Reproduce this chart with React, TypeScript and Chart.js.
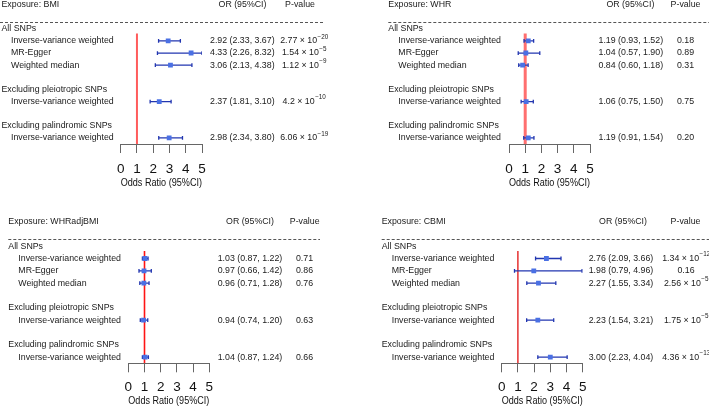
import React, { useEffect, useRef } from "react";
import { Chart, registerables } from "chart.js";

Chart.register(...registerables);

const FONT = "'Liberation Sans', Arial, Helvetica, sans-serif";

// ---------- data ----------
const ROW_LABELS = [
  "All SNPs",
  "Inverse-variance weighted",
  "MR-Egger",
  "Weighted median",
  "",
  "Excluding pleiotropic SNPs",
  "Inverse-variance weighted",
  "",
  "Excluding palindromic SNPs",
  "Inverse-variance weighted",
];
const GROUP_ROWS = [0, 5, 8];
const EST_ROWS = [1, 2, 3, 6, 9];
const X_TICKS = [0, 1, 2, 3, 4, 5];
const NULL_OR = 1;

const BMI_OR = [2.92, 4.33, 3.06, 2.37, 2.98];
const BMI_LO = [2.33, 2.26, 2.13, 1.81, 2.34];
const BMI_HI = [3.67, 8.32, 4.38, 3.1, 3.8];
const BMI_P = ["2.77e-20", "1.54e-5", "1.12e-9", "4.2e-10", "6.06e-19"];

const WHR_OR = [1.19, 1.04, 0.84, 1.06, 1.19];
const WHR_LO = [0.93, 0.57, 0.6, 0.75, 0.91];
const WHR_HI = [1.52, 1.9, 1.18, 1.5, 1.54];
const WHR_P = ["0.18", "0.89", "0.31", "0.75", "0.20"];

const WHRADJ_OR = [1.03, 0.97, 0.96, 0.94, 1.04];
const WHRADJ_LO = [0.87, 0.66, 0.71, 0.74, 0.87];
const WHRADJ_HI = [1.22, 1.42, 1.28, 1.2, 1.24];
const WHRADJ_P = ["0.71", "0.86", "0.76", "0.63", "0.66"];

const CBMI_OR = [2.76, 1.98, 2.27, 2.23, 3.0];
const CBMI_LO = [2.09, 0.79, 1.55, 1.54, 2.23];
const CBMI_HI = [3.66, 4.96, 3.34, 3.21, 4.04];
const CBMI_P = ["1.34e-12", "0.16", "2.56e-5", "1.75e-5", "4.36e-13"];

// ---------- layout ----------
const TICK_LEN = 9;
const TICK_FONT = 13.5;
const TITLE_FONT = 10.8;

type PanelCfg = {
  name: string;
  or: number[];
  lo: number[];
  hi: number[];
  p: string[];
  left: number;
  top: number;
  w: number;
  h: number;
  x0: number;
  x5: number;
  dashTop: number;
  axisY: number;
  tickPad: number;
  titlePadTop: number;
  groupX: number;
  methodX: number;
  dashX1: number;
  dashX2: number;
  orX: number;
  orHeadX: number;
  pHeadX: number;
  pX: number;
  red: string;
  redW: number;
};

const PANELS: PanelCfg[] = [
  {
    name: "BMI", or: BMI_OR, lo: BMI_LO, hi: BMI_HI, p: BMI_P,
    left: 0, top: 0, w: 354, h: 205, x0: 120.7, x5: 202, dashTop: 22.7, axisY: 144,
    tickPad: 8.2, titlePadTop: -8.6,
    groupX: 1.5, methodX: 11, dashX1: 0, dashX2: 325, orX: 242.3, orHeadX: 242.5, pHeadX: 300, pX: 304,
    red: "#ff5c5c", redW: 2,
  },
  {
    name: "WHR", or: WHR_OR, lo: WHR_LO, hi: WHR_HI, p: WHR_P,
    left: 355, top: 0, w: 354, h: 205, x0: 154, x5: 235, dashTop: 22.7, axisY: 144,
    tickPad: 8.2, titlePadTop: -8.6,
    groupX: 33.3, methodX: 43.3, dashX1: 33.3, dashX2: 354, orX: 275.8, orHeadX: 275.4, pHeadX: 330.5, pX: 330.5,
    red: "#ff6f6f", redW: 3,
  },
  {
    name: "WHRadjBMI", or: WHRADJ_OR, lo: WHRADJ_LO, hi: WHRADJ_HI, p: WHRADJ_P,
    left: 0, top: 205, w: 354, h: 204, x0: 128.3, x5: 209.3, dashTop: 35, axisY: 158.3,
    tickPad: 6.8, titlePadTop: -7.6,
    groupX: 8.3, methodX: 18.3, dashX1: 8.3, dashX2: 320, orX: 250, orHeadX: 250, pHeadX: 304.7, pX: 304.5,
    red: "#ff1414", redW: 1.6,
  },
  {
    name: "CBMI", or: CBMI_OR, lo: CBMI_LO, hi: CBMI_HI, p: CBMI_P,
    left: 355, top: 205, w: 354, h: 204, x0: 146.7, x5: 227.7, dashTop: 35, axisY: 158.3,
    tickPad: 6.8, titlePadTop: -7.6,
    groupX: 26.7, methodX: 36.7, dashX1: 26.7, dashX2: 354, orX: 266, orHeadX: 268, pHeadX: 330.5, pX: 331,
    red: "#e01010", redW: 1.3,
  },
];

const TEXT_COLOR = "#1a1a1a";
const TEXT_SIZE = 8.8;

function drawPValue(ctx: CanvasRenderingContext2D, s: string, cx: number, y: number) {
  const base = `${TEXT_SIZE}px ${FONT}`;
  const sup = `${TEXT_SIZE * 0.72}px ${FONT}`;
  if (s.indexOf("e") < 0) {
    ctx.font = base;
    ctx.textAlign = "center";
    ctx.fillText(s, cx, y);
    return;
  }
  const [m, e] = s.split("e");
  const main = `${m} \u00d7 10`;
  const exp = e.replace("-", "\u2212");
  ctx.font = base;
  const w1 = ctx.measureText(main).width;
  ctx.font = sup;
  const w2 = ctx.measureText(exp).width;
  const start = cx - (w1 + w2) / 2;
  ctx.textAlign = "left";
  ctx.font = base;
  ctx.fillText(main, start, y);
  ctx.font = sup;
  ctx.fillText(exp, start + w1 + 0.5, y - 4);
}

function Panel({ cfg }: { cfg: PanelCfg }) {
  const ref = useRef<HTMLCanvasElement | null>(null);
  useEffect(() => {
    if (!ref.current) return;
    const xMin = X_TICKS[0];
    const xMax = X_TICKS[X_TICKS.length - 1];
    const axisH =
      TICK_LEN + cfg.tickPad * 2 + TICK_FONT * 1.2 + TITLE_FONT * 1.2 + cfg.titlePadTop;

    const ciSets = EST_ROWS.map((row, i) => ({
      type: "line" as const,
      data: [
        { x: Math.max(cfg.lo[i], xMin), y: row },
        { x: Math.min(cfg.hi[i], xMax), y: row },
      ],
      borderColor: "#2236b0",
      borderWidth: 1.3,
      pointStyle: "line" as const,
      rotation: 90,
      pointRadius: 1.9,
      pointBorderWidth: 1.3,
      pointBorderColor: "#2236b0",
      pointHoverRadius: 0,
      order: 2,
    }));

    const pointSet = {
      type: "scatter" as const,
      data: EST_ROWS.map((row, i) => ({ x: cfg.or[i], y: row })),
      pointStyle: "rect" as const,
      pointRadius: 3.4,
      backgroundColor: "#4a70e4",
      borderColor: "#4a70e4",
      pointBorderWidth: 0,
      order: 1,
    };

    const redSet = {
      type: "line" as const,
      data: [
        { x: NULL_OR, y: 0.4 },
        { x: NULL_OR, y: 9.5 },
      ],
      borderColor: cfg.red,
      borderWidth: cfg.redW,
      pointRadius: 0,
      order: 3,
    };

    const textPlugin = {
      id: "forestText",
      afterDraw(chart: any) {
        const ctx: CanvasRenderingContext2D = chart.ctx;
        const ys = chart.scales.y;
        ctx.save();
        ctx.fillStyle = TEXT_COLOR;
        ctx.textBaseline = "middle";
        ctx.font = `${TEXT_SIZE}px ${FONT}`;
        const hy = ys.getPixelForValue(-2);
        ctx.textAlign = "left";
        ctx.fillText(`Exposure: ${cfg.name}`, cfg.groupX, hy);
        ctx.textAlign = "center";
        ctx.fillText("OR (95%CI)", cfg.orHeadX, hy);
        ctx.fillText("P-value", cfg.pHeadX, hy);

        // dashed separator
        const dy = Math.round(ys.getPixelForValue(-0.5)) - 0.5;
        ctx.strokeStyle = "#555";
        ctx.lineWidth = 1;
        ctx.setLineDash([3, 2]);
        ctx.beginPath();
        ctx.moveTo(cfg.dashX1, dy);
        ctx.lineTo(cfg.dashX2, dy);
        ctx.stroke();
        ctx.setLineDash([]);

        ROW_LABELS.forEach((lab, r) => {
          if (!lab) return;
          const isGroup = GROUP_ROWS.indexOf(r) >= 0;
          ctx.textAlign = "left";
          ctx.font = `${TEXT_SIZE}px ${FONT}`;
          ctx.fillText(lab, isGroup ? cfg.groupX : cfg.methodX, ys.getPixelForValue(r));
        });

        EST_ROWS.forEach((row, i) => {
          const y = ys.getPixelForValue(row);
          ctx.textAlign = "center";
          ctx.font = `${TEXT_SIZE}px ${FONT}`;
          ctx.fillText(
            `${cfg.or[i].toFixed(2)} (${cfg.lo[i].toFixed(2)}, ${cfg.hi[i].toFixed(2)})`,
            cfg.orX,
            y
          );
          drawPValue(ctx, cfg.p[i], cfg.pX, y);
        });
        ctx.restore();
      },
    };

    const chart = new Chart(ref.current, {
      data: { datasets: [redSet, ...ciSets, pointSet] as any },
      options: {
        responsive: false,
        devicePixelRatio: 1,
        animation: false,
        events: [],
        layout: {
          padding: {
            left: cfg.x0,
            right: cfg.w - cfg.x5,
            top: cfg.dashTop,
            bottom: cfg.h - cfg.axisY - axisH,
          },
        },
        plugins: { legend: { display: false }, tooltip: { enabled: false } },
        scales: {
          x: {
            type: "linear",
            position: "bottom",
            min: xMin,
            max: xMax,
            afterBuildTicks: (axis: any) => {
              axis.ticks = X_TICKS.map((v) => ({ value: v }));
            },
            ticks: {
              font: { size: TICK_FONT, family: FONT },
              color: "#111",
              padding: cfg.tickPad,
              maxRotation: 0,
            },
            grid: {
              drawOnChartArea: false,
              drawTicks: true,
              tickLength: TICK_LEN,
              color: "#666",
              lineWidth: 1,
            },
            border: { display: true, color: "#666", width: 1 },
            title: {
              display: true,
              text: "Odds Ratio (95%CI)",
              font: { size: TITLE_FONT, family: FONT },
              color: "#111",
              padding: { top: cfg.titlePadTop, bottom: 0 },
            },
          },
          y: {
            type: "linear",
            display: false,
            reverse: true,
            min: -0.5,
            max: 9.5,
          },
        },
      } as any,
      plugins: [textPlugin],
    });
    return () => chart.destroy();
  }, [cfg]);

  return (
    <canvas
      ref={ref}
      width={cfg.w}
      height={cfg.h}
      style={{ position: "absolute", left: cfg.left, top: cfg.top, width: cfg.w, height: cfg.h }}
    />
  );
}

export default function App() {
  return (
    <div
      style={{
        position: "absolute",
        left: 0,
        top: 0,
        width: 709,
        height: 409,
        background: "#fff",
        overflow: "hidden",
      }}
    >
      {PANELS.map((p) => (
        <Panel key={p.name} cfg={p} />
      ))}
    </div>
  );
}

┄┄┄┄┄┄

# WHAT NEEDS TO BE DONE
Write out, word for word, the lines from the start of the data through the one holding "const NULL_OR = 1;". Omit pictures.

# FULL RESPONSE
Reproduce this chart with React, TypeScript and Chart.js.
import React, { useEffect, useRef } from "react";
import { Chart, registerables } from "chart.js";

Chart.register(...registerables);

const FONT = "'Liberation Sans', Arial, Helvetica, sans-serif";

// ---------- data ----------
const ROW_LABELS = [
  "All SNPs",
  "Inverse-variance weighted",
  "MR-Egger",
  "Weighted median",
  "",
  "Excluding pleiotropic SNPs",
  "Inverse-variance weighted",
  "",
  "Excluding palindromic SNPs",
  "Inverse-variance weighted",
];
const GROUP_ROWS = [0, 5, 8];
const EST_ROWS = [1, 2, 3, 6, 9];
const X_TICKS = [0, 1, 2, 3, 4, 5];
const NULL_OR = 1;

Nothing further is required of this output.